Bölge adliye mahkemesince; tacir olan davacının, kiralamadan önce yapıldığı iddia edilen ve sözleşmede yapılacağı kararlaştırılan tadilatların imara aykırı olup olmadığını, bu tadilatların ruhsata bağlanıp bağlanamayacağını araştırması gerektiği, ayrıca yazılı olarak ayıp ihbarında bulunmayarak sözleşme başlangıcından feshe ilişkin ihtarname tarihine kadar, imara aykırılıkları bilerek kiralananı mevcut hali ile kullanan davacının, haklı sebeple sözleşmeyi feshettiğinin kabul edilemeyeceği, bu nedenlerle davacının kazanç kaybına ve taşınmazın değer artışına ilişkin taleplerinin reddine karar verilmesinde usul ve kanuna aykırılık bulunmadığı; ancak, TBK'nın 526 ve devamı maddelerinde düzenlenen vekâletsiz işgörme hükümlerine göre davacı tarafından yapılan ve davalı kiraya veren tarafından benimsenen faydalı imalatların bildirip tahsiline karar verilmesi gerektiği, buna göre yapılan imalatların yıpranma payı düşülmüş bedellerinin, beş yıllık kira süresi ile kalan süre oranında yapılan hesaplamaya göre 444.360,41 TL olduğunun belirlenmiş olduğu, bu nedenle ilk derece mahkemesince taleple bağlı kalınarak 400.000 TL üzerinden davanın kabulü gerektiğinden bahisle; davacı vekilinin istinaf başvurusunun kabulüne, ilk derece mahkemesi kararı kaldırılarak yeniden esas hakkında hüküm kurulmak suretiyle; davanın kısmen kabulü ile davacı tarafından faydalı masraflar yönünden talep edilen 400.000 TL'nin davalıdan tahsiline, kar kaybı ve değer artışına yönelik talebin reddine karar verilmiş; karar, taraf vekillerince temyiz edilmiştir.
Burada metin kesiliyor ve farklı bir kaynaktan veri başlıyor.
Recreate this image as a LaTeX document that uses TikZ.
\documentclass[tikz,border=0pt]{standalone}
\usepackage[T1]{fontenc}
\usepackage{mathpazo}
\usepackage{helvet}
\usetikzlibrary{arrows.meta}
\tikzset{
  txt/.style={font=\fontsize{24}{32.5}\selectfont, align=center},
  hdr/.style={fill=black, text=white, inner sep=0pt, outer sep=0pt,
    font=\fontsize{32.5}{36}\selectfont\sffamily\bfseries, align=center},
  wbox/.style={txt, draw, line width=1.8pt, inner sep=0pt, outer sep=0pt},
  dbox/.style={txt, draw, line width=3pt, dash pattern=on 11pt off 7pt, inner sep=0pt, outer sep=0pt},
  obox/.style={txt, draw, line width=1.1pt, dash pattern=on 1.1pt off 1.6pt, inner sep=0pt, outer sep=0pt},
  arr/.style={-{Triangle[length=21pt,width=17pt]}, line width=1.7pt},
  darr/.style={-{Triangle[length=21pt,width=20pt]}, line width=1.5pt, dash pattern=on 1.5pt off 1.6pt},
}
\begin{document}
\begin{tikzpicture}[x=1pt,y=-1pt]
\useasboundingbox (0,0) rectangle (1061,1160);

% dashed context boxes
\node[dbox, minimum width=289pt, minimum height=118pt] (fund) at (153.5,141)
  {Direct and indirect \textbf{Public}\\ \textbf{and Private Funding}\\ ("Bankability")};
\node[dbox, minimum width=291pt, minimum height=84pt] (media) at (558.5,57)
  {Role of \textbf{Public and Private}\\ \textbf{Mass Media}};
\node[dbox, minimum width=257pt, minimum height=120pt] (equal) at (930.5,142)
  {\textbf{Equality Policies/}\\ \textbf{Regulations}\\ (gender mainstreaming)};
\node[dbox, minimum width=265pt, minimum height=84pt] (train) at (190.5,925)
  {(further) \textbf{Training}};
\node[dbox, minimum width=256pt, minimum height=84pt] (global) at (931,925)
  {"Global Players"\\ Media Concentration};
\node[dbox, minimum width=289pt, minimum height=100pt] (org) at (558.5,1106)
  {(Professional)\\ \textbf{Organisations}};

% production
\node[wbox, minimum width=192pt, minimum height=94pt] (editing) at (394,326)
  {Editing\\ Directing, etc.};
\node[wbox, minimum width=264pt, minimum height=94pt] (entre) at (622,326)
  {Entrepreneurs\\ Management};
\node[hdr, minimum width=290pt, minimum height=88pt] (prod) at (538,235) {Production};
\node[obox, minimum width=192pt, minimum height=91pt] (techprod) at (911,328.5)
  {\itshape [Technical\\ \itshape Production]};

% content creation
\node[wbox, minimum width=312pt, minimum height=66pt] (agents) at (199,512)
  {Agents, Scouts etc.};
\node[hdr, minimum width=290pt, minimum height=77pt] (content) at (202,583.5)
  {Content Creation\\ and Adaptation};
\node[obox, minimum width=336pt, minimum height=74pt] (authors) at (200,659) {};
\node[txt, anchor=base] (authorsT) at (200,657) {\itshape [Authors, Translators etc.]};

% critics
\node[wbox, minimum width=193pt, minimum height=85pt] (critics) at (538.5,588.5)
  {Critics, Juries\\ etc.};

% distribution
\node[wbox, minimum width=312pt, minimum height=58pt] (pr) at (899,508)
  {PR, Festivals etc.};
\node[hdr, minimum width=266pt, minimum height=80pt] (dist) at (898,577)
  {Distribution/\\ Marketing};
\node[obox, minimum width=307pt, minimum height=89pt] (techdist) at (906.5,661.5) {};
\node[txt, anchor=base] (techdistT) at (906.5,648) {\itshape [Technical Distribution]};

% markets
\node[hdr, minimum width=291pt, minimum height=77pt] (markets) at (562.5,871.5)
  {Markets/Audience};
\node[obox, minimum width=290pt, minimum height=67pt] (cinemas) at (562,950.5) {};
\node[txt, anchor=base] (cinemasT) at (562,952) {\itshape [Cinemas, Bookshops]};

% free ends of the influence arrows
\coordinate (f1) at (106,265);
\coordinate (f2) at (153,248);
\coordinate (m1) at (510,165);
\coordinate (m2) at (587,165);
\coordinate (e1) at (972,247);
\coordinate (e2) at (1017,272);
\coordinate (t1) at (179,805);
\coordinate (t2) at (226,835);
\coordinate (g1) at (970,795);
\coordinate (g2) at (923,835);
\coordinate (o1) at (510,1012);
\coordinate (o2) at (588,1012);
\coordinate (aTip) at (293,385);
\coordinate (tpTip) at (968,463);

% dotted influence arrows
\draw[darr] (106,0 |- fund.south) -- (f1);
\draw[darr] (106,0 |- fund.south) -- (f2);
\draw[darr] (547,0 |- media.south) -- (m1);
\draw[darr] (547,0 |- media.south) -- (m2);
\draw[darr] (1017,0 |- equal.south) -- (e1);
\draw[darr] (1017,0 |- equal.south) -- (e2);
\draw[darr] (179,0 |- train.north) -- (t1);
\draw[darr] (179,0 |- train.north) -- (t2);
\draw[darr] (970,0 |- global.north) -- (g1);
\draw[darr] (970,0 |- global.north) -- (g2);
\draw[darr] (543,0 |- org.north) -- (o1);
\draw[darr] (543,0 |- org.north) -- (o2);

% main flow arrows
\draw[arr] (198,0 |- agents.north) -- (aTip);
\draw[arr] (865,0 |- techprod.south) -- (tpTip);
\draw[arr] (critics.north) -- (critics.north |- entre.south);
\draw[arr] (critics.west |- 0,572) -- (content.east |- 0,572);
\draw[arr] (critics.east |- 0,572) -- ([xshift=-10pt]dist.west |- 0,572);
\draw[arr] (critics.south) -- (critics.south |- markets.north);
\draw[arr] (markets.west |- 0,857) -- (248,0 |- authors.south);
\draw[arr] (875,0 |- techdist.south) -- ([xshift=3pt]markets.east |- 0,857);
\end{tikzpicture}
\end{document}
1-Dosyadaki yazılara, kararın dayandığı bilgi ve belgelere, özellikle temyiz olunan bölge adliye mahkemesi kararında yazılı gerekçelere göre; davalının tüm, davacının aşağıdaki bendin kapsamı dışında kalan sair temyiz itirazlarının reddi gerekir.
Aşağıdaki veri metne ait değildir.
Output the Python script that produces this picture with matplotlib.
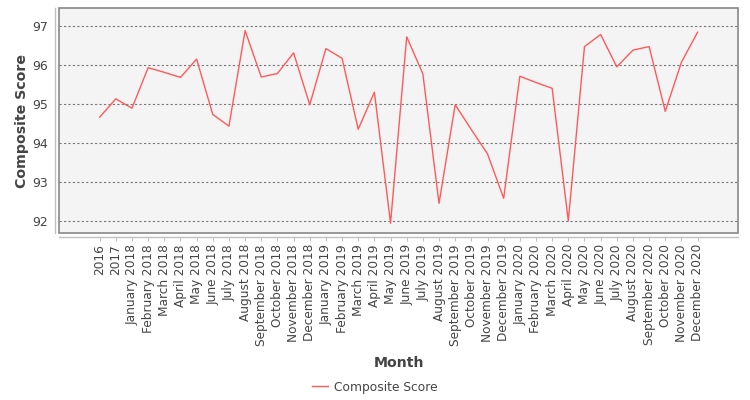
import matplotlib
matplotlib.use('Agg')
import matplotlib.pyplot as plt
from matplotlib.patches import Rectangle

months = ['2016', '2017',
          'January 2018', 'February 2018', 'March 2018', 'April 2018', 'May 2018', 'June 2018',
          'July 2018', 'August 2018', 'September 2018', 'October 2018', 'November 2018', 'December 2018',
          'January 2019', 'February 2019', 'March 2019', 'April 2019', 'May 2019', 'June 2019',
          'July 2019', 'August 2019', 'September 2019', 'October 2019', 'November 2019', 'December 2019',
          'January 2020', 'February 2020', 'March 2020', 'April 2020', 'May 2020', 'June 2020',
          'July 2020', 'August 2020', 'September 2020', 'October 2020', 'November 2020', 'December 2020']
scores = [94.67, 95.14, 94.90, 95.94, 95.82, 95.69, 96.16, 94.74, 94.44, 96.89,
          95.70, 95.79, 96.32, 94.99, 96.43, 96.18, 94.36, 95.31, 91.95, 96.73,
          95.78, 92.46, 94.99, 94.35, 93.73, 92.59, 95.72, 95.56, 95.41, 92.01,
          96.48, 96.79, 95.96, 96.39, 96.48, 94.82, 96.08, 96.85]
yticks = [92, 93, 94, 95, 96, 97]

fig = plt.figure(figsize=(7.5, 4), dpi=100)
ax = fig.add_axes([0.079, 0.4175, 0.905, 0.5625])
ax.set_facecolor('#f4f4f4')

x = list(range(len(months)))
ax.plot(x, scores, color='#ff5a5a', linewidth=1, label='Composite Score')

ax.set_xlim(-2.5, len(months) + 1.5)
ax.set_ylim(91.7, 97.47)
ax.set_yticks(yticks)
ax.set_xticks(x)
ax.set_xticklabels(months)
ax.grid(axis='y', color='#777777', linestyle=(0, (2, 2)), linewidth=0.8)
ax.set_axisbelow(True)

# frame around plot area
ax.add_patch(Rectangle((0, 0), 1, 1, transform=ax.transAxes, fill=False,
                       edgecolor='#888888', linewidth=1.2, clip_on=False, zorder=5))
for s in ['top', 'right']:
    ax.spines[s].set_visible(False)
for s in ['left', 'bottom']:
    ax.spines[s].set_position(('outward', 3))
    ax.spines[s].set_color('#c0c0c0')
    ax.spines[s].set_linewidth(1)

ax.tick_params(axis='y', length=0, pad=5, labelsize=9, labelcolor='#444444')
ax.tick_params(axis='x', length=3, width=0.8, color='#c0c0c0', pad=2, labelsize=8.7,
               labelcolor='#444444', labelrotation=90)

ax.set_xlabel('Month', fontsize=10.2, fontweight='bold', color='#444444')
ax.set_ylabel('Composite Score', fontsize=10.2, fontweight='bold', color='#444444')
ax.xaxis.set_label_coords(0.5, -0.578)
ax.xaxis.label.set_va('center')
ax.yaxis.set_label_coords(-0.055, 0.5)
ax.yaxis.label.set_va('center')

fig.legend(loc='center', bbox_to_anchor=(0.5, 0.032), frameon=False, fontsize=8.8,
           labelcolor='#444444', handlelength=1.3, handletextpad=0.5)

fig.savefig('out.png', dpi=100)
Somut olayda; dava dilekçesinde yapılan masrafların fesih tarihinden itibaren işleyecek avans faiziyle birlikte tahsilinin talep edilmiş, ne var ki bölge adliye mahkemesince, davacının faiz talebi hakkında olumlu olumsuz bir karar verilmemiştir.
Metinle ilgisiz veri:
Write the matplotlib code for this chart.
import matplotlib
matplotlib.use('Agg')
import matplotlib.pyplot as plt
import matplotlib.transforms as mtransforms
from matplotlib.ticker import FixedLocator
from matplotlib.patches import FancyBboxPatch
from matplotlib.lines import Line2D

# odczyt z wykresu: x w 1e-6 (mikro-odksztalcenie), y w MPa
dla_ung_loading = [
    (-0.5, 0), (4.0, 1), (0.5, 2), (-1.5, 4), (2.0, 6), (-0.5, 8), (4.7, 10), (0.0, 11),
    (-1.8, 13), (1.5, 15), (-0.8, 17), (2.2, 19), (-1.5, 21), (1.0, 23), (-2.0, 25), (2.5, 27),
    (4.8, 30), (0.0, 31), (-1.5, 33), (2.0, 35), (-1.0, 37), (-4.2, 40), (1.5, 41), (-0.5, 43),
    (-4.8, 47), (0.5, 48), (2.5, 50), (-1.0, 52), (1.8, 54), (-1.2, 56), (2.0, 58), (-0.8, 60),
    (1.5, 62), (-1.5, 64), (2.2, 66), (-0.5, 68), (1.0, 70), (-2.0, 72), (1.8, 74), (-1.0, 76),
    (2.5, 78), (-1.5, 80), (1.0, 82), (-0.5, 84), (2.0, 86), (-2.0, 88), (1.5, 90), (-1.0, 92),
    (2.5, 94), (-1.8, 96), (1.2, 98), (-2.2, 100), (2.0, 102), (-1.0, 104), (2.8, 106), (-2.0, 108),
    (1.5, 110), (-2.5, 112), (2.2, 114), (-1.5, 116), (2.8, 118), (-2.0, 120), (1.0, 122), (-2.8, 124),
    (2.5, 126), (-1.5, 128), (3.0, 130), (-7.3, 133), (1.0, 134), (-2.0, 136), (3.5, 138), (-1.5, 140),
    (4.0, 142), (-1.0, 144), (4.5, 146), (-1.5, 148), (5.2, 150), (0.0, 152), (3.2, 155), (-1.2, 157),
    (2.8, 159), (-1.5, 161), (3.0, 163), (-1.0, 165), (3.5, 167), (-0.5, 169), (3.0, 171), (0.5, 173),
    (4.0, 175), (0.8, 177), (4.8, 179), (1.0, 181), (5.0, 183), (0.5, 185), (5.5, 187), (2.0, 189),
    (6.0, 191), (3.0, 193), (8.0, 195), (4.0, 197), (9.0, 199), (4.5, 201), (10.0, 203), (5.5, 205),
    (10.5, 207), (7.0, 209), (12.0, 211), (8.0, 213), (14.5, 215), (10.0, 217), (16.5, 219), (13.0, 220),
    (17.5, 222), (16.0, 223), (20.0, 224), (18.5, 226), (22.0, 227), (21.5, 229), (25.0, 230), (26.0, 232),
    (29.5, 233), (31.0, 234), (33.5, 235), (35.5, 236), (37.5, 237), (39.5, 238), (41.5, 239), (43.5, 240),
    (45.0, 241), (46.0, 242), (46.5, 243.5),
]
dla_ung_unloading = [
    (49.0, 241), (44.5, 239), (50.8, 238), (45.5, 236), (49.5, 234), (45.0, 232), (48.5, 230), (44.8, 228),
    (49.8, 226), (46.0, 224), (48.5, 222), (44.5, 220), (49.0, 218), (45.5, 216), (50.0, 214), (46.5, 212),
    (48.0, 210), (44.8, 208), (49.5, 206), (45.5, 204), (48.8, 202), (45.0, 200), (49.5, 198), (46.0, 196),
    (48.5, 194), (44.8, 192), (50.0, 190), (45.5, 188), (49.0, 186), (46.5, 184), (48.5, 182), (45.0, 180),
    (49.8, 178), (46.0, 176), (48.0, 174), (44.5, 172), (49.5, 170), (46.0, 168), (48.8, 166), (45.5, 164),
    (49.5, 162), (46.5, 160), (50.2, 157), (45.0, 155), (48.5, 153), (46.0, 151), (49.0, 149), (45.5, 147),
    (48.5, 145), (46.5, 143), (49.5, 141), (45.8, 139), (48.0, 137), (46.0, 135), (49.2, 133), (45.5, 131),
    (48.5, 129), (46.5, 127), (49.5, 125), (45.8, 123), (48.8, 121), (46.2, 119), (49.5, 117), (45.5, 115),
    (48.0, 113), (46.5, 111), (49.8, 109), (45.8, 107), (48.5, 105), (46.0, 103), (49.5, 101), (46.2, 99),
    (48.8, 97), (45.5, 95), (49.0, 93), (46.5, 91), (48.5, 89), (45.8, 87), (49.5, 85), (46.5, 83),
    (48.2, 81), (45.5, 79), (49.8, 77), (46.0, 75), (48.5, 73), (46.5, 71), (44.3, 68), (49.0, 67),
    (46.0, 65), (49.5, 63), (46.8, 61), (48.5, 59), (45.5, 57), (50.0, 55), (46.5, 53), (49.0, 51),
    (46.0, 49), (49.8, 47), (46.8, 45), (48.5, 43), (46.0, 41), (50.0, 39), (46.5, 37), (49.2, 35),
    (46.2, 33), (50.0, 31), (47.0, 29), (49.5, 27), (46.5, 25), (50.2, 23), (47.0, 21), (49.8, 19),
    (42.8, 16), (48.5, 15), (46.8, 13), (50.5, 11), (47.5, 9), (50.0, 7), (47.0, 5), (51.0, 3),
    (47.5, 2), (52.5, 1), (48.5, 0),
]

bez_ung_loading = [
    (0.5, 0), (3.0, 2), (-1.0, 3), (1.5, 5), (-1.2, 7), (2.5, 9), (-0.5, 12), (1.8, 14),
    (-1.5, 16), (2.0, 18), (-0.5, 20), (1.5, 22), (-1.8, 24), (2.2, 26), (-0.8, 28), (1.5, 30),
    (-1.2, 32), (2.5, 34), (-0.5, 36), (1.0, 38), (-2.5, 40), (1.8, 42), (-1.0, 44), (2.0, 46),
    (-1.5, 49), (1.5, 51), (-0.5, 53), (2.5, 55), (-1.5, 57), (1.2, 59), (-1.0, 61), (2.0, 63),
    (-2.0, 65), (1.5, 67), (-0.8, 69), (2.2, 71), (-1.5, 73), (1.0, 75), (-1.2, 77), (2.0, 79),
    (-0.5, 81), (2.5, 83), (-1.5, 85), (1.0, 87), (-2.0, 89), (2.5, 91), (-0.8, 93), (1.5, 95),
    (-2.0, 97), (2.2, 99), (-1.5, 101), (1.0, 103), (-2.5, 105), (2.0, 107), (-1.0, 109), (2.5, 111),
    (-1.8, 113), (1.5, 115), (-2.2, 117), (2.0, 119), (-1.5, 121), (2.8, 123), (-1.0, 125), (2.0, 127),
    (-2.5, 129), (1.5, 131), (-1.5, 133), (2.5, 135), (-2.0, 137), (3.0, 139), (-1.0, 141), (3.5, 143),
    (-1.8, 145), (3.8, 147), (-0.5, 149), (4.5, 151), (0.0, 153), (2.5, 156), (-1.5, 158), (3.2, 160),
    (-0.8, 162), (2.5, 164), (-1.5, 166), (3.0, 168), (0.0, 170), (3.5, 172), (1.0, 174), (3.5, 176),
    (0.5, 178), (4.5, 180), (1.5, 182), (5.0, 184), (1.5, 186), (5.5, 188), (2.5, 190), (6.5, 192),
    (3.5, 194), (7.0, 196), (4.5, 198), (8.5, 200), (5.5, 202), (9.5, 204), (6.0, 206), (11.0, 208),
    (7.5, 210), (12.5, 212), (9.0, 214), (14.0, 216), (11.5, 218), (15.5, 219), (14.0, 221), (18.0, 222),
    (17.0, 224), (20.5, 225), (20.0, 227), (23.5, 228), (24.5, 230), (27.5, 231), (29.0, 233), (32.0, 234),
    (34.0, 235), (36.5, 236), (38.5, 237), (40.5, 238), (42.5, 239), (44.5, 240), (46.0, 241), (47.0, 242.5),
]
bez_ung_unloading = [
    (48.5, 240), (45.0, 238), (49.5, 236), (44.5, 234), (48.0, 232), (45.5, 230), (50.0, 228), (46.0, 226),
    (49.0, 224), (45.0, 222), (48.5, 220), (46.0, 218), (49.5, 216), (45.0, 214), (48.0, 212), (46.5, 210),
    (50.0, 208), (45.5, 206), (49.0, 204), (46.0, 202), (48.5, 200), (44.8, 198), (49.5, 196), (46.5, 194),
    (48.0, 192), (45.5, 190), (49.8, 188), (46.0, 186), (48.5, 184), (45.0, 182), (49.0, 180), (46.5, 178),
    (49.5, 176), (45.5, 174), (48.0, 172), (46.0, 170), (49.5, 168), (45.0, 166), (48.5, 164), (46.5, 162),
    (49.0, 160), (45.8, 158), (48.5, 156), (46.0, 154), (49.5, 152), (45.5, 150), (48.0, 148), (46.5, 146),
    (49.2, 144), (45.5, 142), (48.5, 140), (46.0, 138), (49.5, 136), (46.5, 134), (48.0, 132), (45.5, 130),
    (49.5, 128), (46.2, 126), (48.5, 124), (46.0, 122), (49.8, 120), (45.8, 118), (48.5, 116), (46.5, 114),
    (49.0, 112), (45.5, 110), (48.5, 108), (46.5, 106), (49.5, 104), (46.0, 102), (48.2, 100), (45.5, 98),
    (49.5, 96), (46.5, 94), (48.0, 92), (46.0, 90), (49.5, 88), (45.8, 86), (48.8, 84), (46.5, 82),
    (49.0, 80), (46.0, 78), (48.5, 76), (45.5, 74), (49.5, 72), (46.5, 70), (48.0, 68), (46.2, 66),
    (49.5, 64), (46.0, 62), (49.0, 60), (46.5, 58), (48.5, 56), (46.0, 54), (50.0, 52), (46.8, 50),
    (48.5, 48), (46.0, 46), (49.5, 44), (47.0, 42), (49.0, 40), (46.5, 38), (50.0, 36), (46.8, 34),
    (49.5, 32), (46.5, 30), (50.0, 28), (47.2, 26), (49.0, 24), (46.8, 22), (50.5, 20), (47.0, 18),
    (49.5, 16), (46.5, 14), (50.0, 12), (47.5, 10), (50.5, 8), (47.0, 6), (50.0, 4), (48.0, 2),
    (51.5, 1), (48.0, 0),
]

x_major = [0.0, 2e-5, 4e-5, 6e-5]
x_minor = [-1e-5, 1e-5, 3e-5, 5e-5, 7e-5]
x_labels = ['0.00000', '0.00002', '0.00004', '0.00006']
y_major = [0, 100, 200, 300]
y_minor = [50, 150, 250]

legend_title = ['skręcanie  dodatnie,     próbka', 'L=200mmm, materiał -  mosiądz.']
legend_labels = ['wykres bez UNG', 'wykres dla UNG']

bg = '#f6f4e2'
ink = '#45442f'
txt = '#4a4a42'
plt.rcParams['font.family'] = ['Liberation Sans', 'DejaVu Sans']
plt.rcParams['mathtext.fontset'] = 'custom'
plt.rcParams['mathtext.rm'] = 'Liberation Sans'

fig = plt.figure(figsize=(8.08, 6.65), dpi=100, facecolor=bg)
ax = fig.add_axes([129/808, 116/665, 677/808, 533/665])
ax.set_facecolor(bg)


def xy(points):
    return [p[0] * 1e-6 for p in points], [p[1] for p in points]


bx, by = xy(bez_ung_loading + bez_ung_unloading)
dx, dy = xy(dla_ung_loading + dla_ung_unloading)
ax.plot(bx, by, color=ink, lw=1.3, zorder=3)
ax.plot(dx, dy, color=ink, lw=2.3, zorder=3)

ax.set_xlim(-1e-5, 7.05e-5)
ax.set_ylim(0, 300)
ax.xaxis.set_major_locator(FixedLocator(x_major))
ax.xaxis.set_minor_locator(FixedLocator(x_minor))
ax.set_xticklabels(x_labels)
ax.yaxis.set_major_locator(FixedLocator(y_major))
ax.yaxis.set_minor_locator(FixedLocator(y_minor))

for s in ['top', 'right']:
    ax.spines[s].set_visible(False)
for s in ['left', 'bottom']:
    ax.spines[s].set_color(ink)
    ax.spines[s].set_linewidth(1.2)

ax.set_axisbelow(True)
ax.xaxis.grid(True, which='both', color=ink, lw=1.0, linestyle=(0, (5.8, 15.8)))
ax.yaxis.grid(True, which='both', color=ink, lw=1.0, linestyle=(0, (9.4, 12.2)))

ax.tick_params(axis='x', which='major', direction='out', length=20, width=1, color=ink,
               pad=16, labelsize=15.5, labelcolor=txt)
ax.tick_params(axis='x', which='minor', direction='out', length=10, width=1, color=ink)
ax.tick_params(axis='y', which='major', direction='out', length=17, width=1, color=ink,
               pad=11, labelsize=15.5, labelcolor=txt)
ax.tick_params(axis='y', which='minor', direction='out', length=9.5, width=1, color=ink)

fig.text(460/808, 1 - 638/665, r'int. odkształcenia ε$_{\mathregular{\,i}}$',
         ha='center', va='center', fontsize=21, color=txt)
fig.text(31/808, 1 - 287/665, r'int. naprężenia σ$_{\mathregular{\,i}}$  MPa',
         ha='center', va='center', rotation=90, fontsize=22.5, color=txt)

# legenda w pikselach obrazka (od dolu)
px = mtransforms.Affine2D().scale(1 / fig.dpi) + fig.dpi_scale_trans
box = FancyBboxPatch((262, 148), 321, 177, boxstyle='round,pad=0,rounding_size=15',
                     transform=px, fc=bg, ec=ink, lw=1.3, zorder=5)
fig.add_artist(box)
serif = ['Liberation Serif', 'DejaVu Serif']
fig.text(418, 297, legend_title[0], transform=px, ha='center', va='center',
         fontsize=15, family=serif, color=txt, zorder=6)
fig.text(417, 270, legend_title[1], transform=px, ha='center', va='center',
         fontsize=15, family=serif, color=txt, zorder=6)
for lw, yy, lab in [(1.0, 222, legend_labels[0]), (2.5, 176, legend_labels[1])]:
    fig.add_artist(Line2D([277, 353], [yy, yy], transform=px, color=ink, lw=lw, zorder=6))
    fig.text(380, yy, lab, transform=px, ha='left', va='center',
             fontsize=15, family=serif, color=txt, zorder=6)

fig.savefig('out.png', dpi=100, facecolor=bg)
Hal böyle olunca, bölge adliye mahkemesince; hükmedilen alacağa dava tarihinden itibaren faiz işletilmesine karar verilmesi gerekirken, yanılgılı değerlendirme ile faiz hususunda olumlu olumsuz bir karar verilmemiş olması 6100 sayılı Hukuk Muhakemeleri Kanunu'nun (HMK) 26. Maddesine aykırı olup bozmayı gerektirir.

Ne var ki, bu yanlışlığın giderilmesi yeniden yargılama yapılmasını gerektirmediğinden, temyiz olunan bölge adliye mahkemesi kararının düzeltilerek onanması, HMK'nın 370 inci maddesinin ikinci fıkrası hükmü gereğidir.

SONUÇ: Yukarıda birinci bentte açıklanan nedenlerle davalının tüm, davacının sair temyiz itirazlarının REDDİNE, ikinci bentte açıklanan nedenlerle bölge adliye mahkemesi kararının hüküm fıkrasının (2) numaralı bendinde yer alan “2-Davacı tarafından faydalı masraflar yönünden talep edilen 400.000,00TL'nin davalıdan tahsili ile davacıya ödenmesine,” ifadesinin çıkartılarak yerine “2-Davacı tarafından faydalı masraflar yönünden talep edilen 400.000 TL'nin dava tarihinden itibaren işleyecek avans faiziyle birlikte davalıdan tahsili ile davacıya ödenmesine,” ifadesinin yazılmasına, kararın düzeltilmiş bu şekliyle ONANMASINA, 8.400 TL Yargıtay duruşması vekalet ücretinin davalıdan alınıp davacıya verilmesine, 20.493 TL bakiye temyiz harcının temyiz eden davalıya yükletilmesine, peşin alınan temyiz harcının istek halinde temyiz eden davacıya iadesine, dosyanın ilk derece mahkemesine, kararın bir örneğinin de bölge adliye mahkemesine gönderilmesine, 20.12.2022 tarihinde oy birliği ile karar verildi.